In all employment cases, it must be determined whether the Complainant who has been the victim of discrimination shall be awarded their job back. The facts in this case do not support an order to rehire. The Complainant was properly terminated from the Respondent's employment after what can only be termed gross misconduct was discovered. While the Complainant was on sick leave recovering from her injury, Sarbacker took over the Complainant's day-to-day duties. Upon examining the Complainant's office, Sarbacker discovered medical samples that had been taken almost a year prior that had not been sent for analysis. She also found client records that had not been completed and records that should have been sent with a client that had not been sent. The Complainant does not seriously dispute these findings. The lack of attention to fecal samples is particularly shocking. Sarbacker also determined that the Complainant had failed to use the proper procedure to follow-up on a prescription for shoes for a client and that a client was allowed to continue on a dangerous medication for several months because of a failure to establish a follow-up medical appointment. The Complainant disputes her culpability with respects to these last two items. Her protests are not credible. These were items under her control and she should have seen that they were accomplished. Initial problems which the Complainant does not dispute were in themselves sufficient grounds for her dismissal without reference to the disputed items. Given these instances of neglect, there can be no consideration of ordering the Respondent to reinstate the Complainant as a Program Administrator. It would appear fortunate that the Respondent escaped liability for its neglect of its duty to its clients while the Complainant was a Program Administrator, it would be harsh to expect it to assume such a potential liability again.

With respect to the Complainant's claim that she was retaliated against by the Respondent for the filing of her complaint, she fails to meet her burden of proof. In essence, her case is that since the Respondent received the complaint on the same day that it sent its notice terminating her employment, that it must have been retaliation. She made no effort to contradict the explanation of the time sequence laid out by the Respondent.

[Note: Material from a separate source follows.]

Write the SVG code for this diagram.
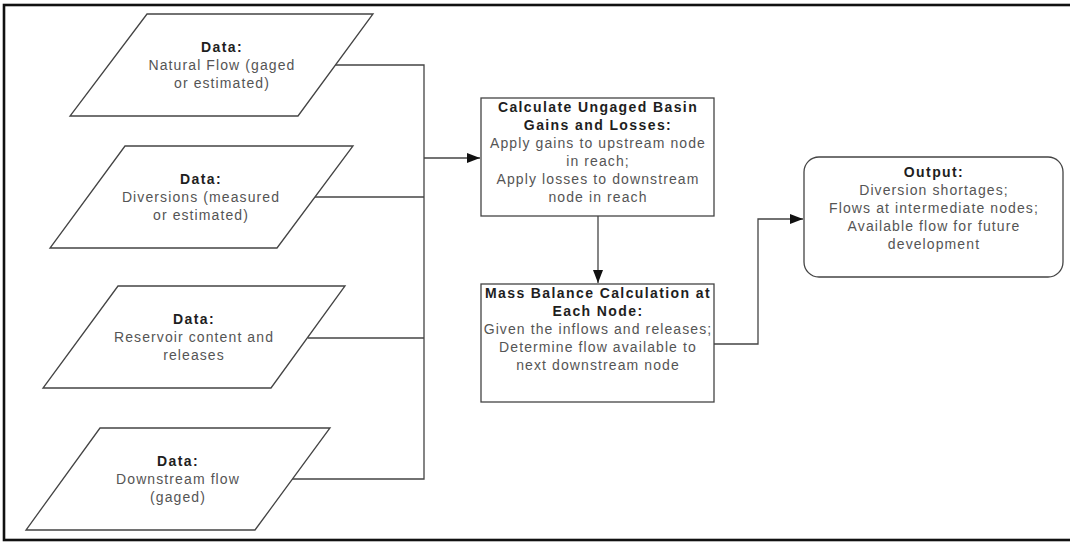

While the Complainant's position was sufficient for a finding of probably cause, it is insufficient at the hearing stage. I find that the Respondent's explanation of the sequence of events is entirely credible and is consistent with the operation of an enterprise with several different worksites. The Respondent clearly had sufficient cause to terminate the Complainant's employment without regard to its receipt of the Commission's complaint. The schedule of work performed by the Respondent's typing service supports the Respondent's explanation that the termination was sent before Sarbacker knew of the discrimination complaint. The Complainant has failed to demonstrate that the Respondent took its action of termination because of the complaint filed by the Complainant with the Commission.

Signed and dated this 28th day of September, 1992.